» **EXERCISE BRIEF**
Starting with the first line of the data below, copy each line up to and including the one containing "from matplotlib.ticker import". Pictures stay out.

» **SOURCE DATA**
╭──

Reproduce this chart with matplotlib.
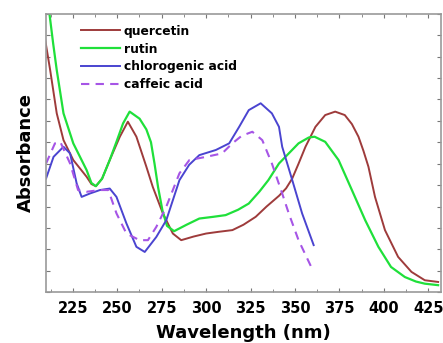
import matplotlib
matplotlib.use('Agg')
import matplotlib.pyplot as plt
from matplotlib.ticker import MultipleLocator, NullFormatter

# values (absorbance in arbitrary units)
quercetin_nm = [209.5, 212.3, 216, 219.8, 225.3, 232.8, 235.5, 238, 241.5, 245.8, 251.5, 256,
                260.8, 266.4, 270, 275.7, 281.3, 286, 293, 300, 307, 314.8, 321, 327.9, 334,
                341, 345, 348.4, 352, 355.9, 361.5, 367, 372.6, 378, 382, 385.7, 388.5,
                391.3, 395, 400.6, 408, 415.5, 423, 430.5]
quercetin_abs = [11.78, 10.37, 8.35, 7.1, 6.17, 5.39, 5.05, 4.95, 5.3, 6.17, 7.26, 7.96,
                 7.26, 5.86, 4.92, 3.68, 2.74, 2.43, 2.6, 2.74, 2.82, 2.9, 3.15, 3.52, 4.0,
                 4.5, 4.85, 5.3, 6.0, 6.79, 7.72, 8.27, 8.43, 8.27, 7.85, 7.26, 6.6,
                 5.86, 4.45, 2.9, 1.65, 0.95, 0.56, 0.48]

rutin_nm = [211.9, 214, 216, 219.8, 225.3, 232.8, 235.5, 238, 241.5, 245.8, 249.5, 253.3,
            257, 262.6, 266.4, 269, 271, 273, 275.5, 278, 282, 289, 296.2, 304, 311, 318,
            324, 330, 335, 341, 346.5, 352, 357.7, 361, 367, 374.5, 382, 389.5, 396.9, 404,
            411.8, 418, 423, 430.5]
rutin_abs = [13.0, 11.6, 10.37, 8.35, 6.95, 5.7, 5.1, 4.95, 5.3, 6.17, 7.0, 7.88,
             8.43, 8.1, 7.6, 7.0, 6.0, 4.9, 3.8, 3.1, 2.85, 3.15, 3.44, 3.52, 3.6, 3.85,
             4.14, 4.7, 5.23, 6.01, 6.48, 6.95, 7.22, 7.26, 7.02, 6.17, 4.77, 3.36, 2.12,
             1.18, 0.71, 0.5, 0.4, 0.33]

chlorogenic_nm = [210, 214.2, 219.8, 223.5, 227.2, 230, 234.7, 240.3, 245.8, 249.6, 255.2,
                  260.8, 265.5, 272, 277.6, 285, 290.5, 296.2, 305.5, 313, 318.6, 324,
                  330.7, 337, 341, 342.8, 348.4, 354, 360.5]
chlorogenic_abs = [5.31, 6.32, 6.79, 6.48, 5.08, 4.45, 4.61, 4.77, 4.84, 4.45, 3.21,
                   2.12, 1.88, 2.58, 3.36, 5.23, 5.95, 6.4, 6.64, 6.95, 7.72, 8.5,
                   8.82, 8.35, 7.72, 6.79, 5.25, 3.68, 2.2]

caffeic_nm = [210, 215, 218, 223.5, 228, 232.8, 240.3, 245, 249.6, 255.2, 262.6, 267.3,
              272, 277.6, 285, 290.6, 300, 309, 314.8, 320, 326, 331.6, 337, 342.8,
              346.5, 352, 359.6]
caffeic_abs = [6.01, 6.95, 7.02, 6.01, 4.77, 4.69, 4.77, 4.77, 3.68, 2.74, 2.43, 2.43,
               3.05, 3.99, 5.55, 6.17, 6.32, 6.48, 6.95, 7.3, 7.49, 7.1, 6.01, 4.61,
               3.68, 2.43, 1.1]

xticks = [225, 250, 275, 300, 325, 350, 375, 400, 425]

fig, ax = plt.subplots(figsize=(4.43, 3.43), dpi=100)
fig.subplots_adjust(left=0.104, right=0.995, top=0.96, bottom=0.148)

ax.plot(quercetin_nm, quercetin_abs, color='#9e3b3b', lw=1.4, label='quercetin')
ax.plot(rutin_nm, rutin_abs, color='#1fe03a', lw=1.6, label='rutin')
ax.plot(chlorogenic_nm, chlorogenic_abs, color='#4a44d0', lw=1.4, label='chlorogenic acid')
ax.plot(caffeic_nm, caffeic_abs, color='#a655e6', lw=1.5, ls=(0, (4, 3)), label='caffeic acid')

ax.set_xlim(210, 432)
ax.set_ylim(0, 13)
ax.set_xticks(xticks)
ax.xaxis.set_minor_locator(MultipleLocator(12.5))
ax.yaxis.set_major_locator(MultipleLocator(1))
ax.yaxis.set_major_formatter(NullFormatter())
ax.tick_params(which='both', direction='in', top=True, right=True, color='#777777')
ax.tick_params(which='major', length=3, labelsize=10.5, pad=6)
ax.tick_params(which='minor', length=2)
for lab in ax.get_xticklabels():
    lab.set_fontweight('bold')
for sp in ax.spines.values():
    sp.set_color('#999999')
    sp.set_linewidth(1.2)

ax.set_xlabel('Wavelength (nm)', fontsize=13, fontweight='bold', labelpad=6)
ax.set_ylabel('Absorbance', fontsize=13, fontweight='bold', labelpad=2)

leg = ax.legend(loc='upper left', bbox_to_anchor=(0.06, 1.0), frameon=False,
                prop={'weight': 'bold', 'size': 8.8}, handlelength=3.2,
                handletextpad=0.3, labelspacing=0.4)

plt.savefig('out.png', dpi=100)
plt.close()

╰──

» **ANSWER**
Reproduce this chart with matplotlib.
import matplotlib
matplotlib.use('Agg')
import matplotlib.pyplot as plt
from matplotlib.ticker import MultipleLocator, NullFormatter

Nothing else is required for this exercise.